A team of paleontologists headquartered at the University of Kansas say they found a "mother lode of exquisitely preserved animal and fish fossils" in what is now North Dakota. The asteroid's impact in what is now Mexico was the most cataclysmic event in Earth's history, eradicating 75 percent of the planet's animal and plant species, extinguishing the dinosaurs and paving the way for the rise of humans.

"It's difficult not to get choked up and passionate about this topic," said lead author Robert DePalma, a KU doctoral student in geology who works in the KU Biodiversity Institute and Natural History Museum. "We look at moment-by-moment records of one of the most notable impact events in Earth's history. No other site has a record quite like that. And this particular event is tied directly to all of us - to every mammal on Earth, in fact. Because this is essentially where we inherited the planet. Nothing was the same after that impact. It became a planet of mammals rather than a planet of dinosaurs."

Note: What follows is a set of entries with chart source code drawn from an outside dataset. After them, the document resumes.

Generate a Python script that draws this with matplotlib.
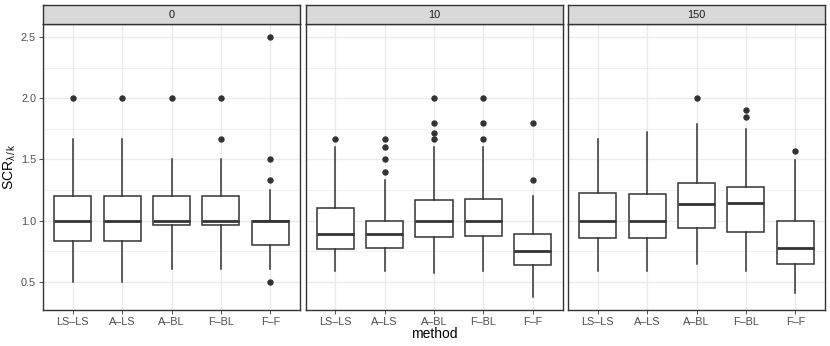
import matplotlib
matplotlib.use("Agg")
import matplotlib.pyplot as plt

plt.rcParams['font.family'] = ['Liberation Sans', 'DejaVu Sans']
plt.rcParams['mathtext.fontset'] = 'custom'
plt.rcParams['mathtext.rm'] = 'Liberation Sans'
plt.rcParams['mathtext.it'] = 'Liberation Sans'

# data
methods = ["LS\u2013LS", "A\u2013LS", "A\u2013BL", "F\u2013BL", "F\u2013F"]
facets = ["0", "10", "150"]

q1 = [[0.833, 0.833, 0.96, 0.96, 0.80],
      [0.771, 0.777, 0.869, 0.875, 0.636],
      [0.856, 0.856, 0.937, 0.910, 0.641]]
med = [[1.0, 1.0, 1.0, 1.0, 1.0],
       [0.891, 0.891, 1.0, 1.0, 0.752],
       [1.0, 1.0, 1.132, 1.146, 0.774]]
q3 = [[1.2, 1.2, 1.2, 1.2, 1.0],
      [1.102, 1.0, 1.168, 1.176, 0.891],
      [1.225, 1.216, 1.309, 1.271, 1.0]]
whis_lo = [[0.5, 0.5, 0.6, 0.6, 0.6],
           [0.587, 0.587, 0.573, 0.587, 0.378],
           [0.587, 0.587, 0.641, 0.587, 0.41]]
whis_hi = [[1.667, 1.667, 1.5, 1.5, 1.25],
           [1.6, 1.333, 1.6, 1.6, 1.2],
           [1.667, 1.727, 1.786, 1.748, 1.496]]
outliers = [[[2.0], [2.0], [2.0], [2.0, 1.667], [2.5, 1.5, 1.333, 0.5]],
            [[1.667], [1.667, 1.6, 1.5, 1.4], [2.0, 1.8, 1.716, 1.667],
             [2.0, 1.8, 1.667], [1.8, 1.333]],
            [[], [], [2.0], [1.903, 1.849], [1.572]]]

W, H = 830, 346
fig = plt.figure(figsize=(W / 100, H / 100), dpi=100)

panel_left = [43, 305.5, 568]
panel_w = 257
plot_top, plot_bot = 24, 310
strip_top = 5

dark = '#333333'
grid_col = '#EBEBEB'

for i, lab in enumerate(facets):
    ax = fig.add_axes([panel_left[i] / W, 1 - plot_bot / H,
                       panel_w / W, (plot_bot - plot_top) / H])
    stats = []
    for j in range(len(methods)):
        stats.append(dict(med=med[i][j], q1=q1[i][j], q3=q3[i][j],
                          whislo=whis_lo[i][j], whishi=whis_hi[i][j],
                          fliers=outliers[i][j]))
    ax.bxp(stats, positions=range(1, 6), widths=0.75, showcaps=False,
           patch_artist=True,
           boxprops=dict(facecolor='white', edgecolor=dark, linewidth=1.1),
           whiskerprops=dict(color=dark, linewidth=1.1),
           medianprops=dict(color=dark, linewidth=2.0),
           flierprops=dict(marker='o', markerfacecolor=dark, markeredgecolor=dark,
                           markersize=3.6, linestyle='none'),
           zorder=3)
    ax.set_xlim(0.4, 5.6)
    ax.set_ylim(0.269, 2.606)
    ax.set_yticks([0.5, 1.0, 1.5, 2.0, 2.5])
    ax.set_yticks([0.75, 1.25, 1.75, 2.25], minor=True)
    ax.set_xticks(range(1, 6))
    ax.set_xticklabels(methods)
    ax.grid(True, which='major', color=grid_col, linewidth=1.0, zorder=0)
    ax.grid(True, which='minor', axis='y', color=grid_col, linewidth=0.5, zorder=0)
    ax.set_axisbelow(True)
    ax.tick_params(which='major', length=3, width=0.6, color=dark,
                   labelsize=7.8, labelcolor='#4D4D4D', pad=2)
    ax.tick_params(which='minor', length=0)
    if i == 0:
        ax.set_yticklabels(['0.5', '1.0', '1.5', '2.0', '2.5'])
        ax.set_ylabel(r'SCR$_{\lambda\,/\,k}$', fontsize=10, labelpad=2)
    else:
        ax.tick_params(axis='y', which='both', left=False, labelleft=False)
    for s in ax.spines.values():
        s.set_color(dark)
        s.set_linewidth(1.0)

    # facet strip
    sax = fig.add_axes([panel_left[i] / W, 1 - plot_top / H,
                        panel_w / W, (plot_top - strip_top) / H])
    sax.set_xticks([])
    sax.set_yticks([])
    sax.set_facecolor('#D9D9D9')
    for s in sax.spines.values():
        s.set_color(dark)
        s.set_linewidth(1.0)
    sax.text(0.5, 0.5, lab, ha='center', va='center', fontsize=7.8,
             color='#1A1A1A', transform=sax.transAxes)

fig.text((panel_left[0] + panel_left[2] + panel_w) / 2 / W, 1 - 334 / H, 'method',
         ha='center', va='center', fontsize=10)

fig.savefig('out.png', dpi=100)
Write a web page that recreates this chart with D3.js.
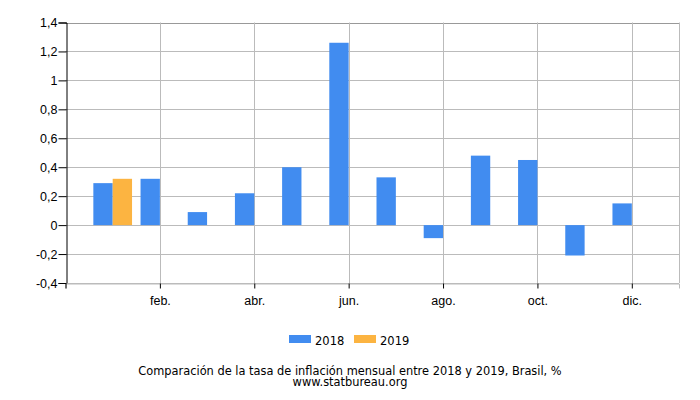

Researchers believe the impact set off fast-moving, seismic surges that triggered a sudden, massive torrent of water and debris from an arm of an inland sea known as the Western Interior Seaway. Some of the fish fossils were found to have inhaled "ejecta" associated with the Chicxulub event, suggesting seismic surges reached North Dakota within a matter of minutes. "The sedimentation happened so quickly; everything is preserved in three dimensions, they're not crushed," said co-author David Burnham preparator of vertebrate paleontology at the KU Biodiversity Institute.

"We've understood that bad things happened right after the impact, but nobody's found this kind of smoking-gun evidence," said Burnham in a statement. "People have said, 'We get that this blast killed the dinosaurs, but why don't we have dead bodies everywhere?' Well, now we have bodies. They're not dinosaurs, but I think those will eventually be found, too."